Looking through some message boards from 2004 reveals how excited gamers were about the tactic.

“I just played one of my personal best matches,” said Anton. “I hammered Valencia 8-1 in the European Super Cup, in wet weather.”

“This tactic is very good!” added Raven. “When I saw Gung Ho I thought ‘Oh shit’, but I tried it and it’s superb. It’s all out attack and good defence at the same time!”

Unfortunately, there was a problem with Diablo. It was too good.

Gamers using the formation soon realised their midfielder wasn’t supposed to score multiple hat-tricks per match, however good his stats were. The tactic wasn’t tactical genius; it was a bug.

Cue the mass stigmatisation of Diablo and its users. Cheating was, after all, incredibly un-CM.

But some refused to jump ship. Anton, our friend who hammered Valencia in wet weather, actually took great care to argue the moral case for Diablo. To the accusation of Diablo being a ‘cheat’, he responded:

“In that case, any tactic that exploits your opponent’s weakness in real life has to be considered cheating too. And don’t tell me that teams in real life don’t use the midfielder who makes penetrating attack runs through the middle.

“Also, many teams in real life use the same tactics: would you consider them to be cheating off of each other?”

And finally, the ultimate challenge:

“All the tactics like Diablo…have been created by understanding how the game works on a computer and in real life… If Diablo is a ‘cheat’ tactic, prove it.”

Vindicating Anton

Unfortunately for Anton, Sports Interactive moved swiftly to prove it. Its next 03/04 update completely neutered the Diablo, teaching the match engine to deal with the forward-running central midfielder.

It wasn’t real. It could never be real.

Those crazy days now seem like a long time ago.

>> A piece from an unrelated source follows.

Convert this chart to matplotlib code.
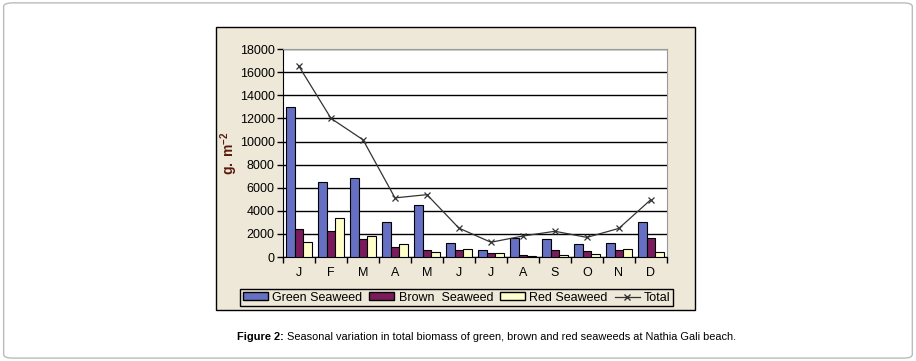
import numpy as np
import matplotlib.pyplot as plt
from matplotlib.patches import Rectangle, FancyBboxPatch, Patch
from matplotlib.lines import Line2D

plt.rcParams['font.family'] = ['Liberation Sans', 'DejaVu Sans']
plt.rcParams['mathtext.fontset'] = 'custom'
plt.rcParams['mathtext.bf'] = 'Liberation Sans:bold'
plt.rcParams['mathtext.rm'] = 'Liberation Sans'

months = ['J', 'F', 'M', 'A', 'M', 'J', 'J', 'A', 'S', 'O', 'N', 'D']
green = [13000, 6500, 6800, 3060, 4480, 1210, 600, 1620, 1590, 1160, 1210, 3000]
brown = [2400, 2230, 1590, 900, 580, 580, 350, 170, 610, 490, 580, 1620]
red = [1330, 3350, 1790, 1150, 440, 720, 375, 115, 145, 230, 720, 460]
total = [16500, 12000, 10150, 5120, 5400, 2500, 1280, 1820, 2230, 1700, 2480, 4970]

c_green = '#6670C2'
c_brown = '#7A1C5C'
c_red = '#FFFFCC'
beige = '#EEE8D8'

fig = plt.figure(figsize=(9.16, 3.61), dpi=100)

# outer rounded frame
fig.patches.append(FancyBboxPatch((0.004, 0.008), 0.992, 0.984, boxstyle='round,pad=0,rounding_size=0.01',
                                  transform=fig.transFigure, facecolor='white', edgecolor='#BBBBBB',
                                  linewidth=1, zorder=-3))
# beige chart panel
fig.patches.append(Rectangle((0.236, 0.141), 0.523, 0.784, transform=fig.transFigure,
                             facecolor=beige, edgecolor='black', linewidth=1, zorder=-2))

ax = fig.add_axes([0.309, 0.288, 0.419, 0.576])
ax.set_facecolor('white')

x = np.arange(len(months))
w = 0.27
ax.bar(x - w, green, w, color=c_green, edgecolor='black', linewidth=0.8, zorder=3)
ax.bar(x, brown, w, color=c_brown, edgecolor='black', linewidth=0.8, zorder=3)
ax.bar(x + w, red, w, color=c_red, edgecolor='black', linewidth=0.8, zorder=3)
ax.plot(x, total, color='#333333', linewidth=0.9, marker='x', markersize=4,
        markeredgewidth=0.9, zorder=4)

ax.set_xlim(-0.5, 11.5)
ax.set_ylim(0, 18000)
ax.set_yticks(np.arange(0, 18001, 2000))
ax.yaxis.grid(True, color='black', linewidth=1, zorder=0)
ax.set_axisbelow(True)

ax.set_xticks(np.arange(-0.5, 12, 1))
ax.set_xticklabels([])
ax.set_xticks(x, minor=True)
ax.set_xticklabels(months, minor=True)
ax.tick_params(axis='x', which='major', length=4, width=1, direction='out')
ax.tick_params(axis='x', which='minor', length=0, pad=7, labelsize=9)
ax.tick_params(axis='y', length=4, width=1, labelsize=9, pad=2)

for s in ['top', 'right']:
    ax.spines[s].set_color('#999999')
ax.spines['left'].set_color('black')
ax.spines['bottom'].set_color('black')

ax.set_ylabel(r'$\mathbf{g.\:m^{-2}}$', fontsize=10, color='#5A1A10', labelpad=0)

handles = [Patch(facecolor=c_green, edgecolor='black', label='Green Seaweed'),
           Patch(facecolor=c_brown, edgecolor='black', label='Brown  Seaweed'),
           Patch(facecolor=c_red, edgecolor='black', label='Red Seaweed'),
           Line2D([], [], color='#333333', marker='x', markersize=4, linewidth=0.9, label='Total')]
fig.legend(handles=handles, loc='center', bbox_to_anchor=(0.4985, 0.175), ncol=4, fontsize=9,
           frameon=True, fancybox=False, edgecolor='black', facecolor=beige, framealpha=1,
           handlelength=2.0, handleheight=0.6, handletextpad=0.35, columnspacing=0.55,
           borderpad=0.2, borderaxespad=0)

t1 = fig.text(0.259, 0.066, 'Figure 2:', fontsize=7.9, fontweight='bold', va='center', ha='left')
ax.annotate(' Seasonal variation in total biomass of green, brown and red seaweeds at Nathia Gali beach.',
            xy=(1, 0.5), xycoords=t1, va='center', ha='left', fontsize=7.9, annotation_clip=False)

fig.savefig('out.png', dpi=100)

While many remember the Diablo fondly — you’ll still find it discussed every now and again on Football Manager forums — most now agree that the ‘tactic’ wasn’t really a tactic in any footballing sense but rather an exploitation of a serious glitch in the CM match engine.

Yet for a few years in Premier League history, one man did his best to prove that the Diablo could have been real.

Did this man, this kind, empathetic man, read those message boards of 2004? Did he see our friend Anton struggling to justify the hours, days, weeks of his life spent plugging away at the Diablo? Did he feel sympathy with the accused manager, forced to prove his integrity to more pious gamers?

I can think of no other reason why Frank Lampard, a midfielder in a Chelsea side littered with goalscoring options, would make it his business to score 20-plus goals in five consecutive seasons between 2005 and 2010.

Chelsea didn’t play a 4-1-3-2 during the Lampard years, but his role was exactly that of the Diablo’s free-roaming central midfielder, instructed to join the forwards at any opportunity, usually with a goalscoring outcome.

Lampard’s scoring record, which may never get the recognition it deserves, actually seemed to verge on ‘cheating’. And in a career strewn with brilliant moments, one match typified Lampard’s absurd finishing ability better than most. You might remember it.

On March 12, 2008, Lampard scored four goals in a game against Derby, a match that shook our Sixth Form Fantasy League table to its foundations.

Four goals from central midfield. Just think about that for a minute. This might have been against the worst Premier League opposition of all time, and one might have been a penalty, but four goals for a central midfielder is genuine glitch-in-the-Matrix stuff.

If Diablo could be explained away as a ‘bug’, then what the hell was this?

Clearly, Lampard wasn’t cheating, which can mean only one thing: Diablo, the freak tactic with the seemingly impossible central midfielder, was real all along.

For whatever reasons — envy, bias, blindness — Lampard seems destined to be ranked slightly below peers like Steven Gerrard and Paul Scholes.

There’s nothing we can do about that, but Lampard’s commitment to justifying a computer game tactic should never be forgotten.